A National Opinion Poll (after a weekend constituency survey) predicted a Labour hold of Sheffield Brightside with a majority of around 5,000 but with a swing to the Conservatives of around 18.1% proved well founded. Labour’s Eddie Griffiths won 55.2% of the vote with Colin Renfrew polling 34.8% and Lt. Col. Lambert 2.3% with the remainder shared between the second independent and communist candidates, Ron Guest and Bob Wilkinson. While not a victory for the Conservative Party, with Labour holding on with a 5, 248 majority, the result did constitute a 17.1% swing in their favour.

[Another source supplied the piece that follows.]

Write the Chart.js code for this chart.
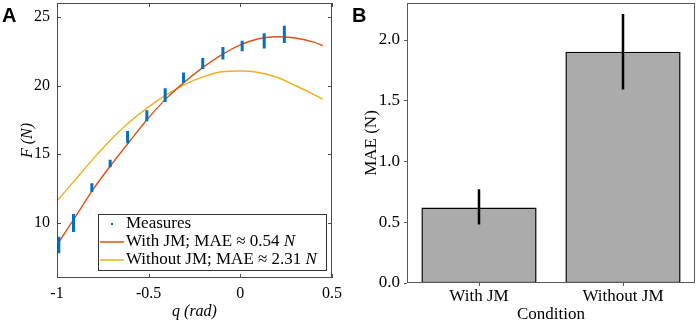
<!DOCTYPE html>
<html>
<head>
<meta charset="utf-8">
<script src="https://cdn.jsdelivr.net/npm/chart.js@4.4.1/dist/chart.umd.min.js"></script>
<style>
    html, body { margin: 0; padding: 0; background: #fff; }
    #wrap { position: relative; width: 699px; height: 323px; overflow: hidden; }
    #boxA { position: absolute; left: 0; top: 0; width: 350px; height: 323px; }
    #boxB { position: absolute; left: 350px; top: 0; width: 349px; height: 323px; }
    .tag { position: absolute; font: bold 20px "Liberation Sans", Arial, sans-serif; line-height: 1; color: #000; }
</style>
</head>
<body>
<div id="wrap">
    <div id="boxA"><canvas id="chartA" width="350" height="323"></canvas></div>
    <div id="boxB"><canvas id="chartB" width="349" height="323"></canvas></div>
    <div class="tag" style="left:2px; top:5px">A</div>
    <div class="tag" style="left:352px; top:5px">B</div>
</div>
<script>
// panel A data
const qTicks = [-1, -0.5, 0, 0.5]
const fTicks = [10, 15, 20, 25]
const curveQ = [-1, -0.9, -0.8, -0.7, -0.6, -0.5, -0.4, -0.3, -0.2, -0.1, 0, 0.1, 0.2, 0.3, 0.4, 0.45]
const withJM = [8.4, 10.45, 12.5, 14.3, 16.0, 17.65, 19.1, 20.3, 21.35, 22.25, 22.95, 23.4, 23.55, 23.45, 23.15, 22.9]
const withoutJM = [11.6, 13.15, 14.7, 16.15, 17.4, 18.45, 19.35, 20.1, 20.65, 21.0, 21.05, 20.95, 20.6, 20.0, 19.35, 19.0]
const measureQ = [-0.99, -0.91, -0.81, -0.71, -0.615, -0.51, -0.41, -0.31, -0.205, -0.095, 0.01, 0.13, 0.24]
const measureLow = [7.8, 9.35, 12.25, 14.05, 15.8, 17.4, 18.8, 20.2, 21.2, 21.9, 22.5, 22.7, 23.1]
const measureHigh = [9.0, 10.65, 12.9, 14.6, 16.7, 18.2, 19.8, 20.95, 22.0, 22.8, 23.25, 23.8, 24.35]

// panel B data
const conditions = ['With JM', 'Without JM']
const maeMean = [0.62, 1.90]
const maeLow = [0.48, 1.59]
const maeHigh = [0.77, 2.21]
const maeTicks = [0, 0.5, 1, 1.5, 2]

const serif = '"Liberation Serif", "DejaVu Serif", serif'
const colors = {
    measures: '#0072BD',
    withJM: '#D95319',
    withoutJM: '#EDB120'
}

// each measurement cluster is a short vertical streak, broken by a null
const measurePoints = []
measureQ.forEach((q, i) => {
    measurePoints.push({x: q, y: measureLow[i]}, {x: q, y: measureHigh[i]}, {x: q, y: null})
})

const frameA = {
    id: 'frameA',
    afterDatasetsDraw(chart) {
        const {ctx, chartArea: a, scales: {x, y}} = chart
        const t = 4
        ctx.save()
        ctx.strokeStyle = '#4a4a4a'
        ctx.lineWidth = 1
        ctx.strokeRect(a.left + 0.5, a.top + 0.5, a.right - a.left - 1, a.bottom - a.top - 1)
        ctx.beginPath()
        qTicks.forEach(v => {
            const px = Math.round(x.getPixelForValue(v)) + 0.5
            ctx.moveTo(px, a.bottom); ctx.lineTo(px, a.bottom - t)
            ctx.moveTo(px, a.top); ctx.lineTo(px, a.top + t)
        })
        fTicks.forEach(v => {
            const py = Math.round(y.getPixelForValue(v)) + 0.5
            ctx.moveTo(a.left, py); ctx.lineTo(a.left + t, py)
            ctx.moveTo(a.right, py); ctx.lineTo(a.right - t, py)
        })
        ctx.stroke()
        ctx.restore()
    }
}

const legendA = {
    id: 'legendA',
    afterDraw(chart) {
        const {ctx, chartArea: a} = chart
        const w = 228, h = 56
        const x0 = a.right - 6 - w
        const y0 = a.bottom - 8 - h
        ctx.save()
        ctx.fillStyle = '#fff'
        ctx.fillRect(x0, y0, w, h)
        ctx.strokeStyle = '#333'
        ctx.lineWidth = 1
        ctx.strokeRect(x0 + 0.5, y0 + 0.5, w, h)
        ctx.textBaseline = 'middle'
        chart.data.datasets.forEach((ds, i) => {
            const cy = y0 + 10 + i * 18
            if (i === 0) {
                ctx.fillStyle = ds.borderColor
                ctx.fillRect(x0 + 13, cy - 1, 2, 2)
            } else {
                ctx.strokeStyle = ds.borderColor
                ctx.lineWidth = 1.5
                ctx.beginPath()
                ctx.moveTo(x0 + 2, cy); ctx.lineTo(x0 + 26, cy)
                ctx.stroke()
            }
            ctx.fillStyle = '#000'
            let text = ds.label
            let tx = x0 + 28
            const italicN = text.endsWith(' N')
            if (italicN) text = text.slice(0, -1)
            ctx.font = `17px ${serif}`
            ctx.fillText(text, tx, cy)
            if (italicN) {
                tx += ctx.measureText(text).width
                ctx.font = `italic 17px ${serif}`
                ctx.fillText('N', tx, cy)
            }
        })
        ctx.restore()
    }
}

new Chart(document.getElementById('chartA'), {
    type: 'scatter',
    data: {
        datasets: [{
            label: 'Measures',
            data: measurePoints,
            showLine: true,
            spanGaps: false,
            borderColor: colors.measures,
            borderWidth: 3,
            pointRadius: 0
        }, {
            label: 'With JM; MAE ≈ 0.54 N',
            data: curveQ.map((q, i) => ({x: q, y: withJM[i]})),
            showLine: true,
            borderColor: colors.withJM,
            borderWidth: 1.4,
            pointRadius: 0,
            cubicInterpolationMode: 'monotone'
        }, {
            label: 'Without JM; MAE ≈ 2.31 N',
            data: curveQ.map((q, i) => ({x: q, y: withoutJM[i]})),
            showLine: true,
            borderColor: colors.withoutJM,
            borderWidth: 1.4,
            pointRadius: 0,
            cubicInterpolationMode: 'monotone'
        }]
    },
    options: {
        responsive: false,
        animation: false,
        devicePixelRatio: 1,
        layout: {padding: {left: 0, right: 18, top: 3, bottom: 0}},
        plugins: {legend: {display: false}, tooltip: {enabled: false}},
        scales: {
            x: {
                type: 'linear',
                min: -1,
                max: 0.5,
                grid: {display: false, drawTicks: false},
                border: {display: false},
                afterBuildTicks: s => { s.ticks = qTicks.map(v => ({value: v})) },
                afterFit: s => { s.height = 45; s.paddingLeft = 0; s.paddingRight = 0 },
                ticks: {
                    color: '#000', padding: 6, maxRotation: 0, autoSkip: false,
                    font: {family: serif, size: 16},
                    callback: v => String(v)
                },
                title: {
                    display: true, text: 'q (rad)', color: '#000',
                    font: {family: serif, size: 16, style: 'italic'},
                    padding: {top: 0, bottom: 2}
                }
            },
            y: {
                min: 6,
                max: 26,
                grid: {display: false, drawTicks: false},
                border: {display: false},
                afterBuildTicks: s => { s.ticks = fTicks.map(v => ({value: v})) },
                afterFit: s => { s.width = 57; s.paddingTop = 0; s.paddingBottom = 0 },
                ticks: {
                    color: '#000', padding: 7, autoSkip: false,
                    font: {family: serif, size: 16}
                },
                title: {
                    display: true, text: 'F (N)', color: '#000',
                    font: {family: serif, size: 16, style: 'italic'},
                    padding: {top: 18, bottom: 0}
                }
            }
        }
    },
    plugins: [frameA, legendA]
})

const frameB = {
    id: 'frameB',
    afterDatasetsDraw(chart) {
        const {ctx, chartArea: a, scales: {x, y}} = chart
        ctx.save()
        // error bars
        const meta = chart.getDatasetMeta(0)
        ctx.strokeStyle = '#000'
        ctx.lineWidth = 2.5
        ctx.beginPath()
        meta.data.forEach((bar, i) => {
            ctx.moveTo(bar.x, y.getPixelForValue(maeLow[i]))
            ctx.lineTo(bar.x, y.getPixelForValue(maeHigh[i]))
        })
        ctx.stroke()
        // box and outward ticks
        ctx.strokeStyle = '#5a5a5a'
        ctx.lineWidth = 1
        ctx.strokeRect(a.left + 0.5, a.top + 0.5, a.right - a.left - 1, a.bottom - a.top - 1)
        ctx.beginPath()
        maeTicks.forEach(v => {
            const py = Math.round(y.getPixelForValue(v)) + 0.5
            ctx.moveTo(a.left, py); ctx.lineTo(a.left - 3, py)
        })
        conditions.forEach((c, i) => {
            const px = Math.round(x.getPixelForValue(i)) + 0.5
            ctx.moveTo(px, a.bottom); ctx.lineTo(px, a.bottom + 3)
        })
        ctx.stroke()
        ctx.restore()
    }
}

new Chart(document.getElementById('chartB'), {
    type: 'bar',
    data: {
        labels: conditions,
        datasets: [{
            label: 'MAE',
            data: maeMean,
            backgroundColor: '#ababab',
            borderColor: '#000',
            borderWidth: 1.5,
            borderSkipped: false,
            barPercentage: 0.8,
            categoryPercentage: 1.0
        }]
    },
    options: {
        responsive: false,
        animation: false,
        devicePixelRatio: 1,
        layout: {padding: {left: 0, right: 4, top: 3, bottom: 0}},
        plugins: {legend: {display: false}, tooltip: {enabled: false}},
        scales: {
            x: {
                grid: {display: false, drawTicks: false},
                border: {display: false},
                afterFit: s => { s.height = 40; s.paddingLeft = 0; s.paddingRight = 0 },
                ticks: {
                    color: '#000', padding: 3, maxRotation: 0,
                    font: {family: serif, size: 17}
                },
                title: {
                    display: true, text: 'Condition', color: '#000',
                    font: {family: serif, size: 17, lineHeight: 1},
                    padding: {top: 0, bottom: 0}
                }
            },
            y: {
                min: 0,
                max: 2.3,
                grid: {display: false, drawTicks: false},
                border: {display: false},
                afterBuildTicks: s => { s.ticks = maeTicks.map(v => ({value: v})) },
                afterFit: s => { s.width = 57; s.paddingTop = 0; s.paddingBottom = 0 },
                ticks: {
                    color: '#000', padding: 7, autoSkip: false,
                    font: {family: serif, size: 17},
                    callback: v => v.toFixed(1)
                },
                title: {
                    display: true, text: 'MAE (N)', color: '#000',
                    font: {family: serif, size: 17},
                    padding: {top: 11, bottom: 0}
                }
            }
        }
    },
    plugins: [frameB]
})
</script>
</body>
</html>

The report of the By-Election result in the Conservative Party’s internal newsletter for Party Activists, Weekend Talking Point, 15 June 1968 (PUB 216/5) was positive about the result:
The Party Chairman, Anthony Barber, MP, wrote to Colin Renfrew thanking and praising him for his efforts:
Griffiths went on to represent Sheffield Brightside until 1974 when he was replaced as the constituency Labour candidate by Vera Joan Maynard who retained the seat in the October General Election pushing Griffiths, who had stood as an Independent Labour candidate, into second place. Thereafter he joined the Socialist Democrat Party. Colin Renfrew never stood as a Parliamentary candidate again pursuing instead an eminently successful academic career which saw him elected a fellow of the British Academy (1980), Disney Professor of Archaeology in the University of Cambridge (1981 until his retirement in 2004) and the founding director of the McDonald Institute for Archaeological Research, University of Cambridge (1991). He was created a life peer in 1991 as Baron Renfrew of Kaimsthorn. So far as I have been able to establish, Lt. Col. Lambert’s political career ended with the Sheffield Brightside By-Election.